Nous le savons d’ailleurs, et par une source également très-sûre, le zèle qu’il déploya dans cette œuvre, à la poursuite des âmes, eut souvent les plus doux et les plus consolants résultats. Son aimable enjouement lui avait gagné tous les cœurs, mais son influence était grande surtout sur ceux de ces jeunes gens qui approchaient de l’âge mûr, et quelques-uns, dociles à ses conseils, firent de remarquables progrès dans la vertu. L’un d’entre eux, à vingt-six ans, commença ses études classiques afin d’entrer dans les saints ordres. Quelle ne fut pas l’ardeur du P. Clerc à seconder son dessein ! Que de démarches ! Que de fatigues ! Il ne fut content qu’après lui avoir procuré, autant qu’il était en lui, les secours nécessaires pour faire ses études et pour suppléer le salaire de ses journées.

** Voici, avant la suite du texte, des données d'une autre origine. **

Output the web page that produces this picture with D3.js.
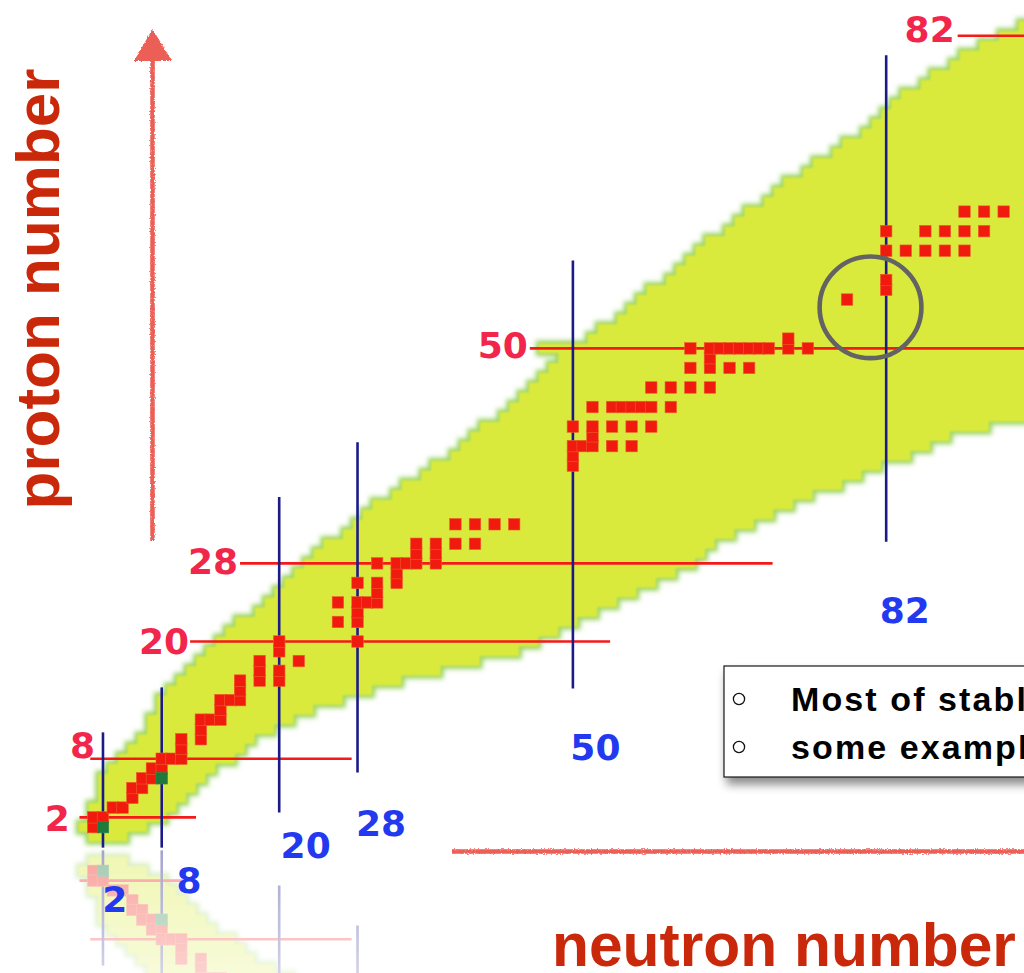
<!DOCTYPE html>
<html><head><meta charset="utf-8">
<script src="https://cdn.jsdelivr.net/npm/d3@7"></script>
<style>
html,body{margin:0;padding:0;background:#fff;overflow:hidden}
svg{display:block}
</style></head><body>
<script>
// ---- data -------------------------------------------------------------
// proton numbers that carry stable nuclides, with their neutron numbers
const stableZ = [1,2,3,4,5,6,7,8,9,10,11,12,13,14,15,16,17,18,19,20,22,23,24,25,26,27,28,29,30,32,38,39,40,41,42,44,46,48,49,50,51,55,56,57,60,62,64];
const stableN = [
  [1],[1,2],[3,4],[5],[5,6],[6,7],[7,8],[8,9,10],[10],[10,12],[12],[12,13,14],[14],[14,15,16],[16],
  [16,18,20],[18,20],[18,22],[20],[20,28],[26,28],[28],[26,28,29,30],[30],[28,30,32],[32],
  [30,32,33,34,36],[34,36],[34,36,38,40],[38,40,42,44],[50],[50],[50,51,52,54,56],[52],
  [50,52,54,56,58],[52,54,55,56,57,58,60],[58,60,62,64],[62,64,66,68],[64],
  [62,64,65,66,67,68,69,70,72,74],[72],[78],[82],[82],[82,84,86,88,90],[82,86,88,90,92],[90,92,94]
];
// radioactive examples: tritium and carbon-14  [N, Z]
const exampleNuclides = [[2,1],[8,6]];

// band of known nuclides: lightest and heaviest neutron number for Z = 0,1,2,...
const bandNmin = [1,0,1,1,2,2,2,3,4,5,6,7,7,8,8,9,10,11,12,13,14,15,16,18,19,20,21,22,23,24,25,27,28,29,30,32,33,35,36,38,39,40,41,43,44,45,46,47,48,49,47,52,53,55,56,57,58,60,61,62,63,64,66,67,68,70,71,72,74,75,77,78,80,81,82,83,84,86,87,89,90,92,94,96,98];
const bandNmax = [4,6,8,9,10,11,12,13,15,16,17,19,21,23,26,29,32,36,40,44,46,48,50,52,54,56,58,60,62,63,64,66,68,70,72,74,77,79,81,84,86,88,92,96,99,99,99,99,99,99,99,99,99,99,99,99,99,99,99,99,99,99,99,99,99,99,99,99,99,99,99,99,99,99,99,99,99,99,99,99,99,99,99,99,99];

// magic numbers and the reach of their guide lines
const magicNumbers   = [2, 8, 20, 28, 50, 82];
const protonLineFrom = [-0.4, 0.7, 10.9, 16.0, 45.6, 89.3];   // in N
const protonLineTo   = [11.5, 27.4, 53.8, 70.4, 97, 97];
const protonLabelN   = [-1.4, 1.2, 10.8, 15.8, 45.4, 89.0];   // right end of the label
const protonLabelZ   = [1.9, 9.4, 20, 28.2, 50.3, 82.7];
const neutronLineFrom = [-1.1, -1.1, 2.5, 6.6, 15.2, 30.2];  // in Z
const neutronLineTo   = [10.7, 15.3, 34.8, 40.4, 59.0, 80.0];
const neutronLabelN   = [3.2, 10.8, 22.7, 30.4, 52.3, 83.9];
const neutronLabelZ   = [-7.7, -5.7, -2.2, 0.1, 7.9, 21.9];

// ring around Cs-133 / Ba-138 / La-139
const ring = {n: 80.4, z: 54.2, r: 5.2};

const legendLines = ["Most of stable nuclei", "some examples of unstable nuclei"];

// ---- layout -----------------------------------------------------------
const W = 1024, H = 973;
const x = d3.scaleLinear().domain([0, 96]).range([83.4, 83.4 + 96 * 9.79]);
const y = d3.scaleLinear().domain([0, 84]).range([836.9, 836.9 - 84 * 9.77]);
const cell = 11.5;
const mirrorY = 849;

const svg = d3.select("body").append("svg").attr("width", W).attr("height", H)
  .attr("viewBox", `0 0 ${W} ${H}`);
const defs = svg.append("defs");

// green halo around the band
const glow = defs.append("filter").attr("id", "bandGlow")
  .attr("filterUnits", "userSpaceOnUse").attr("x", 0).attr("y", -20).attr("width", W + 40).attr("height", H + 40);
glow.append("feMorphology").attr("operator", "dilate").attr("radius", 3);
glow.append("feGaussianBlur").attr("stdDeviation", 2.8);

const soft = defs.append("filter").attr("id", "soft")
  .attr("filterUnits", "userSpaceOnUse").attr("x", 0).attr("y", -20).attr("width", W + 40).attr("height", H + 40);
soft.append("feGaussianBlur").attr("stdDeviation", 0.8);

// slightly ragged strokes for the hand-drawn arrows
const rough = defs.append("filter").attr("id", "rough")
  .attr("filterUnits", "userSpaceOnUse").attr("x", 0).attr("y", 0).attr("width", W).attr("height", H);
rough.append("feTurbulence").attr("type", "fractalNoise").attr("baseFrequency", 0.7)
  .attr("numOctaves", 2).attr("seed", 4).attr("result", "noise");
rough.append("feDisplacementMap").attr("in", "SourceGraphic").attr("in2", "noise")
  .attr("scale", 3.2).attr("xChannelSelector", "R").attr("yChannelSelector", "G");

const shadow = defs.append("filter").attr("id", "shadow")
  .attr("filterUnits", "userSpaceOnUse").attr("x", 650).attr("y", 600).attr("width", 420).attr("height", 260);
shadow.append("feDropShadow").attr("dx", 3).attr("dy", 7).attr("stdDeviation", 5)
  .attr("flood-color", "#000").attr("flood-opacity", 0.45);

// fading mask for the reflection under the chart
const grad = defs.append("linearGradient").attr("id", "fadeGrad")
  .attr("gradientUnits", "userSpaceOnUse").attr("x1", 0).attr("y1", mirrorY).attr("x2", 0).attr("y2", H);
grad.append("stop").attr("offset", 0).attr("stop-color", "#fff").attr("stop-opacity", 0.4);
grad.append("stop").attr("offset", 1).attr("stop-color", "#fff").attr("stop-opacity", 0.2);
defs.append("mask").attr("id", "fadeMask").attr("maskUnits", "userSpaceOnUse")
  .attr("x", 0).attr("y", 0).attr("width", W).attr("height", H)
  .append("rect").attr("x", 0).attr("y", mirrorY).attr("width", W).attr("height", H - mirrorY)
  .attr("fill", "url(#fadeGrad)");

// ---- chart body (band, magic lines, nuclides) ---------------------------
const chart = defs.append("g").attr("id", "chartBody");

// staircase outline of the band
const bandPts = [];
bandNmin.forEach((n, z) => {
  bandPts.push([x(n - 0.5), y(z - 0.5)], [x(n - 0.5), y(z + 0.5)]);
});
for (let z = bandNmax.length - 1; z >= 0; z--) {
  const n = bandNmax[z];
  bandPts.push([x(n + 0.5), y(z + 0.5)], [x(n + 0.5), y(z - 0.5)]);
}
const bandPath = d3.line()(bandPts) + "Z";
chart.append("path").attr("d", bandPath).attr("fill", "#9bd466").attr("filter", "url(#bandGlow)");
chart.append("path").attr("d", bandPath).attr("fill", "#d9ea3c").attr("filter", "url(#soft)");

// proton magic lines
chart.append("g").selectAll("line").data(magicNumbers).join("line")
  .attr("x1", (d, i) => x(protonLineFrom[i])).attr("x2", (d, i) => x(protonLineTo[i]))
  .attr("y1", d => y(d)).attr("y2", d => y(d))
  .attr("stroke", "#f41a1a").attr("stroke-width", 2.6);

// neutron magic lines
chart.append("g").selectAll("line").data(magicNumbers).join("line")
  .attr("x1", d => x(d)).attr("x2", d => x(d))
  .attr("y1", (d, i) => y(neutronLineFrom[i])).attr("y2", (d, i) => y(neutronLineTo[i]))
  .attr("stroke", "#1b1a88").attr("stroke-width", 2.6);

// stable nuclides
const stableCells = stableZ.flatMap((z, i) => stableN[i].map(n => [n, z]));
chart.append("g").selectAll("rect").data(stableCells).join("rect")
  .attr("x", d => x(d[0]) - cell / 2).attr("y", d => y(d[1]) - cell / 2)
  .attr("width", cell).attr("height", cell)
  .attr("fill", "#f01a0e").attr("stroke", "#ee5f2a").attr("stroke-width", 0.6);

// unstable examples
chart.append("g").selectAll("rect").data(exampleNuclides).join("rect")
  .attr("x", d => x(d[0]) - cell / 2).attr("y", d => y(d[1]) - cell / 2)
  .attr("width", cell).attr("height", cell)
  .attr("fill", "#1d7a3a").attr("stroke", "#2f8a4a").attr("stroke-width", 0.6);

// reflection below, then the chart itself
svg.append("g").attr("mask", "url(#fadeMask)")
  .append("use").attr("href", "#chartBody")
  .attr("transform", `translate(0,${2 * mirrorY}) scale(1,-1)`);
svg.append("use").attr("href", "#chartBody");

// ring around the N = 82 neighbourhood
svg.append("ellipse")
  .attr("cx", x(ring.n)).attr("cy", y(ring.z))
  .attr("rx", x(ring.n + ring.r) - x(ring.n)).attr("ry", y(ring.z) - y(ring.z + ring.r))
  .attr("fill", "none").attr("stroke", "#636363").attr("stroke-width", 4.6);

// magic number labels
const digitFont = "'DejaVu Sans', Verdana, sans-serif";
svg.append("g").selectAll("text").data(magicNumbers).join("text")
  .attr("x", (d, i) => x(protonLabelN[i]))
  .attr("y", (d, i) => y(protonLabelZ[i]))
  .attr("dy", "0.36em").attr("text-anchor", "end")
  .attr("font-family", digitFont).attr("font-weight", "bold").attr("font-size", 36)
  .attr("fill", "#f2264b").text(d => d);

svg.append("g").selectAll("text").data(magicNumbers).join("text")
  .attr("x", (d, i) => x(neutronLabelN[i])).attr("y", (d, i) => y(neutronLabelZ[i]))
  .attr("text-anchor", "middle")
  .attr("font-family", digitFont).attr("font-weight", "bold").attr("font-size", 36)
  .attr("fill", "#2239ef").text(d => d);

// hand-drawn axis arrows
const arrowColor = "#ec5e57";
const arrows = svg.append("g").attr("filter", "url(#rough)");
arrows.append("line").attr("x1", 152.5).attr("x2", 152.5).attr("y1", 541).attr("y2", 56)
  .attr("stroke", arrowColor).attr("stroke-width", 4.5);
arrows.append("path").attr("d", "M134,61 L152.5,29 L172,61 Z").attr("fill", arrowColor);
arrows.append("line").attr("x1", 452).attr("x2", 1030).attr("y1", 851.5).attr("y2", 851.5)
  .attr("stroke", arrowColor).attr("stroke-width", 4.5);

// axis titles
const titleFont = "'Liberation Sans', Arial, Helvetica, sans-serif";
svg.append("text").attr("transform", "translate(59,289) rotate(-90)")
  .attr("text-anchor", "middle").attr("font-family", titleFont).attr("font-weight", "bold")
  .attr("font-size", 62).attr("fill", "#c9290a").text("proton number");
svg.append("text").attr("x", 552).attr("y", 966)
  .attr("font-family", titleFont).attr("font-weight", "bold")
  .attr("font-size", 60.5).attr("fill", "#c9290a").text("neutron number");

// legend box
const legend = svg.append("g");
legend.append("rect").attr("x", 724).attr("y", 666).attr("width", 340).attr("height", 111)
  .attr("fill", "#fff").attr("stroke", "#1a1a1a").attr("stroke-width", 1.2)
  .attr("filter", "url(#shadow)");
legend.selectAll("circle").data(legendLines).join("circle")
  .attr("cx", 739).attr("cy", (d, i) => 699 + i * 48).attr("r", 5.6)
  .attr("fill", "#fff").attr("stroke", "#111").attr("stroke-width", 1.3);
legend.selectAll("text").data(legendLines).join("text")
  .attr("x", 791).attr("y", (d, i) => 711 + i * 48)
  .attr("font-family", titleFont).attr("font-weight", "bold").attr("font-size", 34)
  .attr("letter-spacing", 2.1).attr("fill", "#000").text(d => d);
</script>
</body></html>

Ainsi, dans la mesure du possible et sans laisser refroidir son zèle pour la théologie, le P. Clerc, pendant son séjour à Laval, consacrait ses plus doux loisirs à la pratique de cette ingénieuse et active charité dont il connaissait depuis longtemps tous les secrets et qui avait fait dire de lui, à Indret, alors qu’il était encore officier de marine, qu’il valait à lui seul toute une conférence de Saint-Vincent de Paul.

Et maintenant, qu’on nous permette une réflexion en terminant ce chapitre, l’un des plus courts de cette biographie où nous avons par-dessus tout à cœur d’être véridique.

Voilà donc, rassemblé en fort peu de pages, tout ce que nous avons pu recueillir d’intéressant sur cette partie considérable de la vie religieuse de notre bien-aimé frère, comprise entre la fin de son noviciat et le commencement de sa troisième Probation : c’est-à-dire sur treize années pleines, dont il passa une à Vaugirard, huit à l’école Sainte-Geneviève et les quatre autres à Laval. Assurément, au point de vue purement humain, c’est fort peu de chose, et l’on nous reprochera peut-être d’avoir encore, dans notre brièveté, trop insisté sur certains détails. Cependant l’auteur de l’Imitation nous dit en propres termes : « Ce n’est pas peu de chose que de demeurer dans les monastères ou dans une congrégation, d’y vivre avec ses frères sans reproche et d’y persévérer avec fidélité jusqu’à la mort [iv] » Mais quand la mort qui couronne une si sainte vie est celle d’un martyr, que vous en semble ? Ne vaut-il pas la peine alors de s’enquérir des mérites cachés ou peu éclatants auxquels Dieu réservait dans sa sagesse l’incomparable honneur de cette suprême victoire ?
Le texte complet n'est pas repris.